For Some Vaping Has Risk, For Others a Reward
November 7, 2013 — The latest new way to kick a smoking habit is to drop the tobacco sticks and instead puff electronically.
That is exactly how Valparaiso resident Daniel York weaned himself off of a one-and-a-half-packs-a-day cigarette habit, “I’d find myself winded. I like to do a lot of hiking, and the more I smoked it seemed the less I would be able to travel. It just seemed like I had a lot of issues not being able to battle colds or flus.”
York said he learned about vaping three months ago from a friend. After having no success with the nicotine patch, gum and even failing at quitting his habit cold turkey, he channeled his addiction through a battery operated liquid stick and placed himself at nicotine level number 24.
“I reduced two stages. I went from 24 milligrams nicotine down to a 12 milligrams nicotine,” York said.
Methodist Hospitals Cancer Institute Medical Director Bharat Barai surprisingly favors e-cigarettes, if the product is used similarly to how he prescribes the nicotine reduction products, which is for a limited time until the user becomes less dependent on the chemical. Barai warns against vaping for a lifetime.
He said, “If it is implemented by the person with self discipline then it might be ok. When it is done under medical supervision, when I prescribe nicotine products, I only give two weeks woth of 21mg and two weeks’ worth of 14 and two weeks’ worth of seven. So you are sowing the seeds to develop a stroke or heart attack and the more you use nicotine, the higher the changes of you developing stroke and heart attack at a younger age.”
Leaving the tobacco alone is vital. Barai, who is an oncologist, said 40 percent of all human cancers are from tobacco-related products. Since vaping is not tobacco usage , that’s positive. While other chemicals are OK so far, Barai believes their use has not been regulated. York said that’s alright.
“The products that are in it are FDA regulated, they are just not regulated for inhaling. That really kind of pops up a big question of if it is safe or not. My opinion is it is certainly a lot safer than smoking cigarettes.”
Indiana Youth Institute President and CEO Bill Stanczykiewicz worries the sale of nicotine filled electronic cigarettes to minors could lead to kids starting a dangerous habit.

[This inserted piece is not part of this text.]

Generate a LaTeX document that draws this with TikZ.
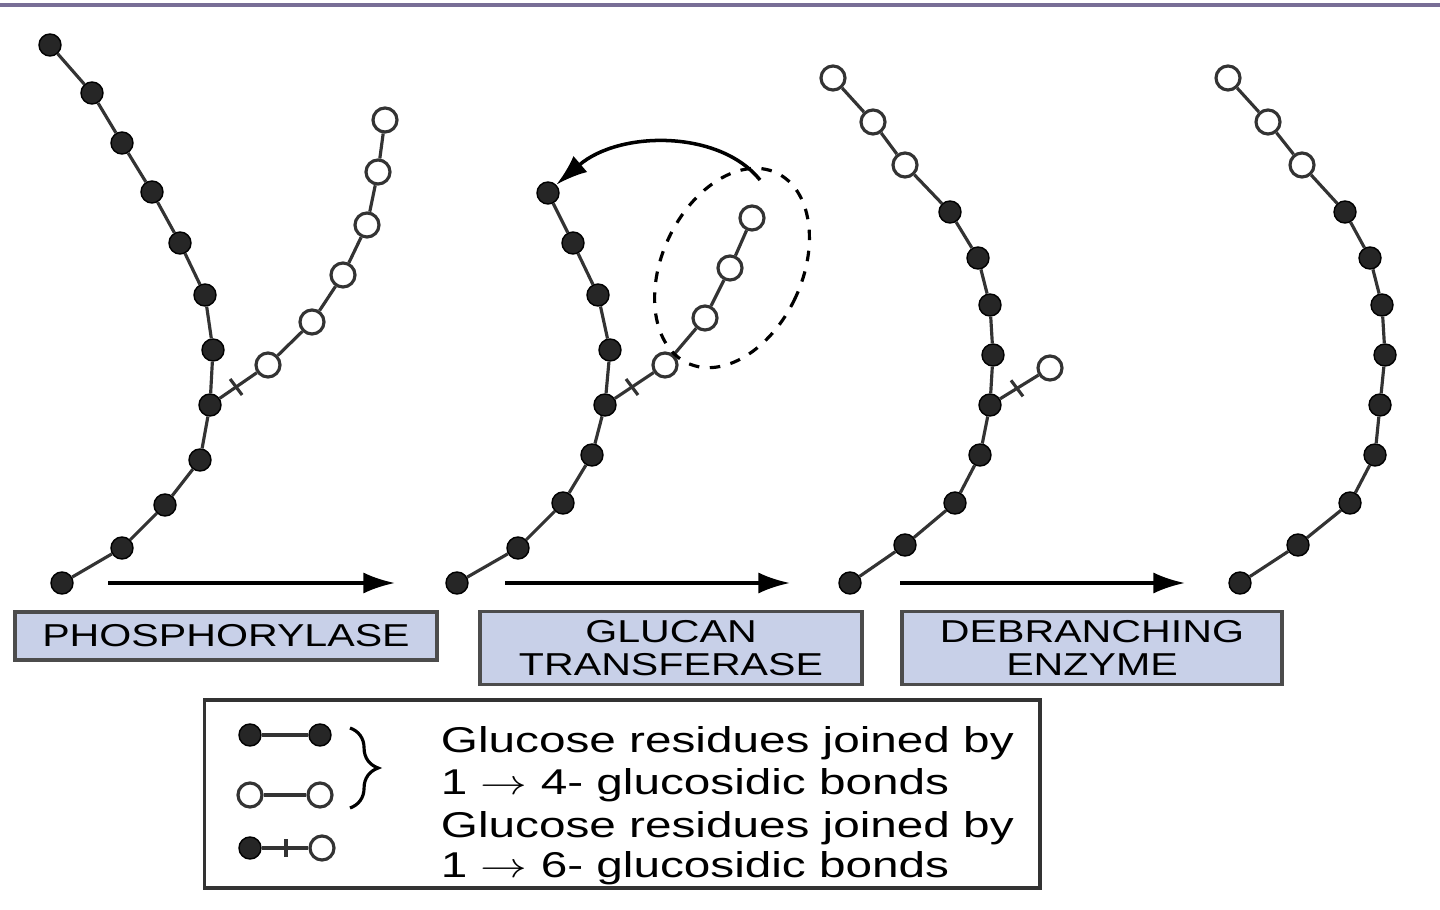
\documentclass[tikz,border=0pt]{standalone}
\usepackage{fontspec}
\setmainfont{Liberation Sans}
\usetikzlibrary{arrows.meta,decorations.pathreplacing,calc}
\definecolor{topline}{RGB}{120,110,150}
\definecolor{labfill}{RGB}{200,208,232}
\begin{document}
\begin{tikzpicture}[x=0.01cm,y=-0.01cm,
 f/.style={circle,fill=black!85,draw=black,inner sep=0pt,minimum size=0.22cm},
 o/.style={circle,fill=white,draw=black!80,line width=0.9pt,inner sep=0pt,minimum size=0.24cm},
 bond/.style={line width=0.9pt,black!80},
 arr/.style={line width=1pt,-{Latex[length=9pt,width=6pt]}},
 lab/.style={draw=black!70,line width=1pt,fill=labfill,align=center},
 labtext/.style={font=\fontsize{9}{8.2}\selectfont,align=center,xscale=1.3,inner sep=0pt}]
\useasboundingbox (0,0) rectangle (1440,910);
\draw[line width=1.2pt,topline] (0,5) -- (1440,5);
% chain 1
\foreach \x/\y [count=\n] in {50/45,92/93,122/143,152/192,180/243,205/295,213/350,210/405,200/460,165/505,122/548,62/583}
  \node[f] (a\n) at (\x,\y) {};
\foreach \x/\y [count=\n] in {268/365,312/322,343/275,367/225,378/172,385/120}
  \node[o] (b\n) at (\x,\y) {};
% chain 2
\foreach \x/\y [count=\n] in {548/193,573/243,598/295,610/350,605/405,592/455,563/503,518/548,457/583}
  \node[f] (c\n) at (\x,\y) {};
\foreach \x/\y [count=\n] in {665/365,705/318,730/268,752/218}
  \node[o] (d\n) at (\x,\y) {};
% chain 3
\foreach \x/\y [count=\n] in {833/78,873/122,905/165}
  \node[o] (e\n) at (\x,\y) {};
\foreach \x/\y [count=\n] in {950/212,978/258,990/305,993/355,990/405,980/455,955/503,905/545,850/583}
  \node[f] (g\n) at (\x,\y) {};
\node[o] (h1) at (1050,368) {};
% chain 4
\foreach \x/\y [count=\n] in {1228/78,1268/122,1302/165}
  \node[o] (k\n) at (\x,\y) {};
\foreach \x/\y [count=\n] in {1345/212,1370/258,1382/305,1385/355,1380/405,1375/455,1350/503,1298/545,1240/583}
  \node[f] (m\n) at (\x,\y) {};
% bonds
\foreach \i [evaluate=\i as \j using int(\i+1)] in {1,...,11} \draw[bond] (a\i) -- (a\j);
\foreach \i [evaluate=\i as \j using int(\i+1)] in {1,...,5} \draw[bond] (b\i) -- (b\j);
\foreach \i [evaluate=\i as \j using int(\i+1)] in {1,...,8} \draw[bond] (c\i) -- (c\j);
\foreach \i [evaluate=\i as \j using int(\i+1)] in {1,...,3} \draw[bond] (d\i) -- (d\j);
\foreach \i [evaluate=\i as \j using int(\i+1)] in {1,...,2} \draw[bond] (e\i) -- (e\j);
\draw[bond] (e3) -- (g1);
\foreach \i [evaluate=\i as \j using int(\i+1)] in {1,...,8} \draw[bond] (g\i) -- (g\j);
\foreach \i [evaluate=\i as \j using int(\i+1)] in {1,...,2} \draw[bond] (k\i) -- (k\j);
\draw[bond] (k3) -- (m1);
\foreach \i [evaluate=\i as \j using int(\i+1)] in {1,...,8} \draw[bond] (m\i) -- (m\j);
% 1-6 branches with cross mark
\foreach \p/\q in {a8/b1,c5/d1,g5/h1}{
  \draw[bond] (\p) -- (\q);
  \draw[bond] ($(\p)!0.45!(\q)$) ++(-6,-8) -- ++(12,16);
}
% dashed ellipse and curved arrow
\draw[dashed,line width=0.9pt] (732,268) ellipse [x radius=70,y radius=105,rotate=-25];
\coordinate (cs) at (760,180);
\draw[line width=1pt,-{Latex[length=9pt,width=6pt]}] (cs) .. controls (720,130) and (620,130) .. (c1.north east);
% arrows
\coordinate (p1) at (108,583); \coordinate (p2) at (395,583);
\coordinate (p3) at (505,583); \coordinate (p4) at (790,583);
\coordinate (p5) at (900,583); \coordinate (p6) at (1185,583);
\draw[arr] (p1) -- (p2); \draw[arr] (p3) -- (p4); \draw[arr] (p5) -- (p6);
% labels
\node[lab,minimum width=4.22cm,minimum height=0.48cm] (L1) at (226,636) {};
\node[labtext] (T1) at (L1) {PHOSPHORYLASE};
\node[lab,minimum width=3.82cm,minimum height=0.73cm] (L2) at (671,648) {};
\node[labtext] (T2) at (L2) {GLUCAN\\[1pt]TRANSFERASE};
\node[lab,minimum width=3.80cm,minimum height=0.73cm] (L3) at (1092,648) {};
\node[labtext] (T3) at (L3) {DEBRANCHING\\[1pt]ENZYME};
% legend
\node[draw=black!80,line width=1pt,minimum width=8.35cm,minimum height=1.88cm] (leg) at (622,794) {};
\node[f] (l1) at (250,735) {}; \node[f] (l2) at (320,735) {};
\node[o] (l3) at (250,795) {}; \node[o] (l4) at (320,795) {};
\node[f] (l5) at (250,848) {}; \node[o] (l6) at (322,848) {};
\draw[bond] (l1) -- (l2); \draw[bond] (l3) -- (l4); \draw[bond] (l5) -- (l6);
\draw[bond] ($(l5)!0.5!(l6)$) ++(0,-9) -- ++(0,18);
\draw[line width=0.9pt,decorate,decoration={brace,amplitude=8pt}] (350,728) -- (350,808);
\begin{scope}[every node/.style={anchor=west,font=\fontsize{10.2}{11}\selectfont,xscale=1.33,inner sep=0pt}]
\node (t1) at (440,743) {Glucose residues joined by};
\node (t2) at (440,785) {1 $\rightarrow$ 4- glucosidic bonds};
\node (t3) at (440,828) {Glucose residues joined by};
\node (t4) at (440,868) {1 $\rightarrow$ 6- glucosidic bonds};
\end{scope}
\end{tikzpicture}
\end{document}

He said between 2011 and 2012 the number of teenagers using e-cigs has doubled from five to ten percent.
“We know that this product is being used more by teenagers. We know that it will bring nicotine into their lives, which is a very unfortunate development for them to the point where it could even be a lethal dose if they use this product improperly,” said Stanczykiewicz.
York has been lighting up since he was 15. Not only has he kicked his habit, touting close to zero nicotine use now, he even keeps more money in his wallet.
“I went from $40 every week on cigarettes to about$ 15 every two weeks on vaporizing,” said York.
York said now his habit has become a hobby.